We must not have received criminal sentencing, as I do not remember more than being teased for leaving the old man to fend for himself. The turkey itself ended up being over 30 lbs. It was so large that it did not fit in the oven, to which Dad cured innovatively by using a chainsaw to cut it in half. Thanksgiving dinner, always at 1pm, wasn’t until 8pm that year, when the half-sawed massacre came out of the oven. Eyes wide as saucers, it was the only Thanksgiving that my sister and I remember eating so many of the delicious side dishes we were just too full to eat any turkey.
Staring at Rick after the tender-meat comment twenty five years later, I come to the stark realization that my pet will be Thanksgiving dinner. I flinch. I made it clear when we agreed to adopt the turkey that I would not be a part of the killing process this time around, but it seemed so distant at the time, so far removed. Now, I’d inadvertently enjoyed this turkey, appreciated its intelligence, sharp hearing, and good eyesight. I have laughed at its anxiety and shared in many months of turkey talk with her. It’s been a joy and delight, and if I’m honest I’ve probably gained some soothing salve for memories of [clears throat] turkeys past. The breed of turkey we have is bred for meat, and she will soon get too heavy for her legs, and they will break. I know we will have to slaughter her soon. Correction: She will have to be slaughtered soon, no I or we about it.

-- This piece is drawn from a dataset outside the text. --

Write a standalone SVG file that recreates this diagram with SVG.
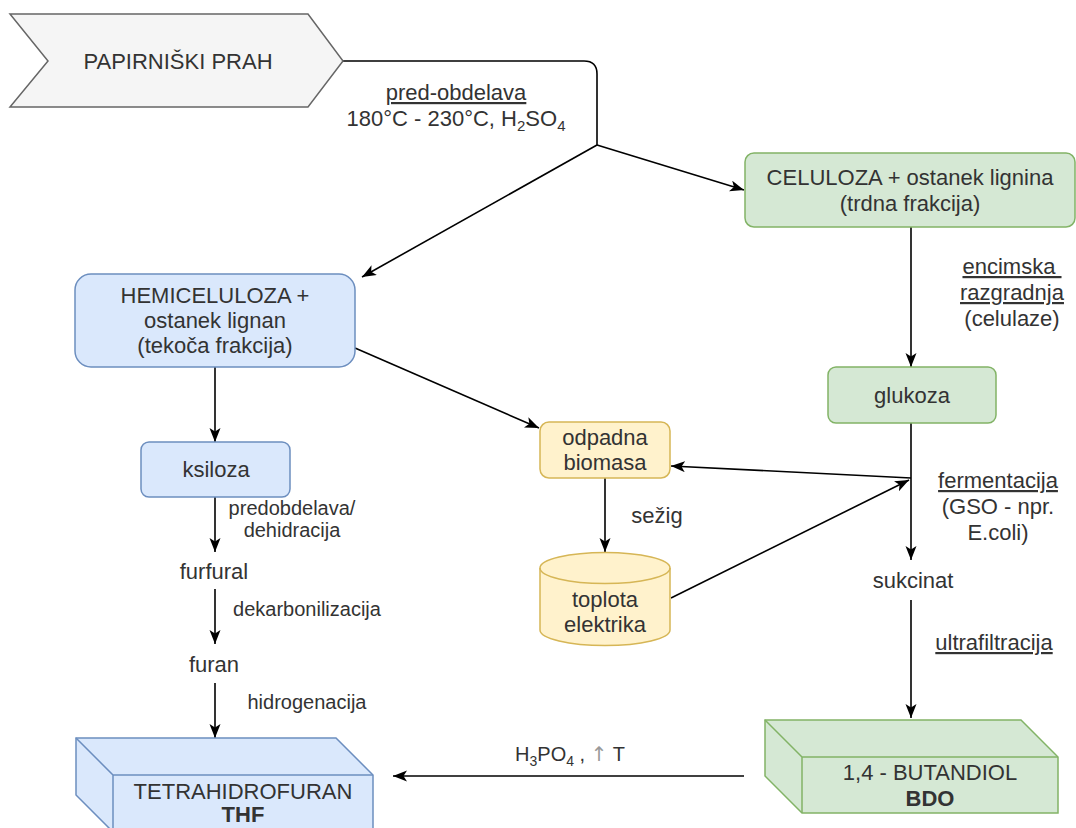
<svg xmlns="http://www.w3.org/2000/svg" width="1076" height="828" viewBox="0 0 1076 828">
<style>
text{font-family:"Liberation Sans",Arial,sans-serif;fill:#333;}
.n{font-size:22px;text-anchor:middle;}
.s{font-size:20px;text-anchor:middle;}
.u{text-decoration:underline;}
.b{font-weight:bold;}
.c{fill:none;stroke:#000;stroke-width:1.6;}
.ca{fill:none;stroke:#000;stroke-width:1.6;marker-end:url(#ah);}
.grey{fill:#f5f5f5;stroke:#666;stroke-width:1.5;}
.blue{fill:#dae8fc;stroke:#6c8ebf;stroke-width:1.5;}
.green{fill:#d5e8d4;stroke:#82b366;stroke-width:1.5;}
.yellow{fill:#fff2cc;stroke:#d6b656;stroke-width:1.5;}
</style>
<defs>
<marker id="ah" markerUnits="userSpaceOnUse" markerWidth="16" markerHeight="12" refX="14" refY="5.5" orient="auto">
<path d="M0,0 L14,5.5 L0,11 L3.5,5.5 z" fill="#000"/>
</marker>
</defs>
<rect width="1076" height="828" fill="#fff"/>

<g id="connectors">
<path class="c" d="M343,61 L584,61 Q597,61 597,74 L597,145"/>
<path class="ca" d="M597,145 L744,190"/>
<path class="ca" d="M597,145 L362,277"/>
<path class="ca" d="M355,348 L539,428"/>
<path class="ca" d="M215,367 L215,442"/>
<path class="ca" d="M215,497 L215,552"/>
<path class="ca" d="M215,589 L215,644"/>
<path class="ca" d="M215,683 L215,738"/>
<path class="ca" d="M911,227 L911,367"/>
<path class="ca" d="M911,423 L911,560"/>
<path class="ca" d="M911,478 L671,466"/>
<path class="ca" d="M671,598 L909,480"/>
<path class="ca" d="M605,478 L605,552"/>
<path class="ca" d="M911,600 L911,718"/>
<path class="ca" d="M744,776 L393,776"/>
</g>

<g id="labels">
<text class="n u" x="456" y="100">pred-obdelava</text>
<text class="n" x="456" y="126">180°C - 230°C, H<tspan dy="5" font-size="15">2</tspan><tspan dy="-5">SO</tspan><tspan dy="5" font-size="15">4</tspan></text>
<text class="n u" x="1012" y="274" style="white-space:pre">encimska </text>
<text class="n u" x="1012" y="300">razgradnja</text>
<text class="n" x="1012" y="326">(celulaze)</text>
<text class="n u" x="998" y="488">fermentacija</text>
<text class="n" x="998" y="514">(GSO - npr.</text>
<text class="n" x="998" y="540">E.coli)</text>
<text class="n" x="913" y="588">sukcinat</text>
<text class="n u" x="994" y="650">ultrafiltracija</text>
<text class="n" x="657" y="523">sežig</text>
<text class="s" x="292" y="515">predobdelava/</text>
<text class="s" x="292" y="537">dehidracija</text>
<text class="n" x="214" y="579">furfural</text>
<text class="s" x="307" y="616">dekarbonilizacija</text>
<text class="n" x="214" y="672">furan</text>
<text class="s" x="307" y="709">hidrogenacija</text>
<text class="s" x="570" y="761">H<tspan dy="5" font-size="14">3</tspan><tspan dy="-5">PO</tspan><tspan dy="5" font-size="14">4</tspan><tspan dy="-5"> , </tspan><tspan style="fill:#999;font-family:'DejaVu Sans',sans-serif">↑</tspan> T</text>
</g>

<g id="papirniski-prah">
<polygon class="grey" points="10,14 308,14 343,61 308,107 10,107 48,61"/>
<text class="n" x="178" y="69">PAPIRNIŠKI PRAH</text>
</g>

<g id="celuloza">
<rect class="green" x="745" y="153" width="330" height="74" rx="9"/>
<text class="n" x="910" y="185">CELULOZA + ostanek lignina</text>
<text class="n" x="910" y="211">(trdna frakcija)</text>
</g>

<g id="hemiceluloza">
<rect class="blue" x="75" y="274" width="280" height="93" rx="16"/>
<text class="n" x="215" y="303">HEMICELULOZA +</text>
<text class="n" x="215" y="328">ostanek lignan</text>
<text class="n" x="215" y="353">(tekoča frakcija)</text>
</g>

<g id="ksiloza">
<rect class="blue" x="141" y="442" width="149" height="55" rx="8"/>
<text class="n" x="216" y="477">ksiloza</text>
</g>

<g id="glukoza">
<rect class="green" x="828" y="367" width="168" height="56" rx="8"/>
<text class="n" x="912" y="403">glukoza</text>
</g>

<g id="odpadna-biomasa">
<rect class="yellow" x="540" y="422" width="130" height="56" rx="9"/>
<text class="n" x="605" y="445">odpadna</text>
<text class="n" x="605" y="470">biomasa</text>
</g>

<g id="toplota-elektrika">
<path class="yellow" d="M540,568 A65,15.5 0 0 1 670,568 L670,630 A65,15.5 0 0 1 540,630 Z"/>
<path class="yellow" style="fill:none" d="M540,568 A65,15.5 0 0 0 670,568"/>
<text class="n" x="605" y="607">toplota</text>
<text class="n" x="605" y="632">elektrika</text>
</g>

<g id="tetrahidrofuran">
<path class="blue" d="M76,738 L336,738 L373,775 L373,832 L113,832 L76,795 Z"/>
<path class="blue" style="fill:none" d="M76,738 L113,775 L373,775 M113,775 L113,832"/>
<text class="n" x="243" y="799">TETRAHIDROFURAN</text>
<text class="n b" x="243" y="822">THF</text>
</g>

<g id="butandiol">
<path class="green" d="M765,720 L1021,720 L1058,757 L1058,813 L802,813 L765,776 Z"/>
<path class="green" style="fill:none" d="M765,720 L802,757 L1058,757 M802,757 L802,813"/>
<text class="n" x="930" y="780">1,4 - BUTANDIOL</text>
<text class="n b" x="930" y="806">BDO</text>
</g>
</svg>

In resigned submission, I’ve taken a new approach to turkey stuffing. One that I like to call inverse stuffing. I now take out a little bread each day and hand feed her. It is much more pleasant than the traditional stuffing process, I tell myself. But soon, very soon, Rick will call my Dad and he will bring my nephew (nearly 10) and my niece (six) to come and experience the full adventure of farming and country living themselves.This will be the second Thanksgiving where I become so full on delicious side dishes that I will just have no room for turkey.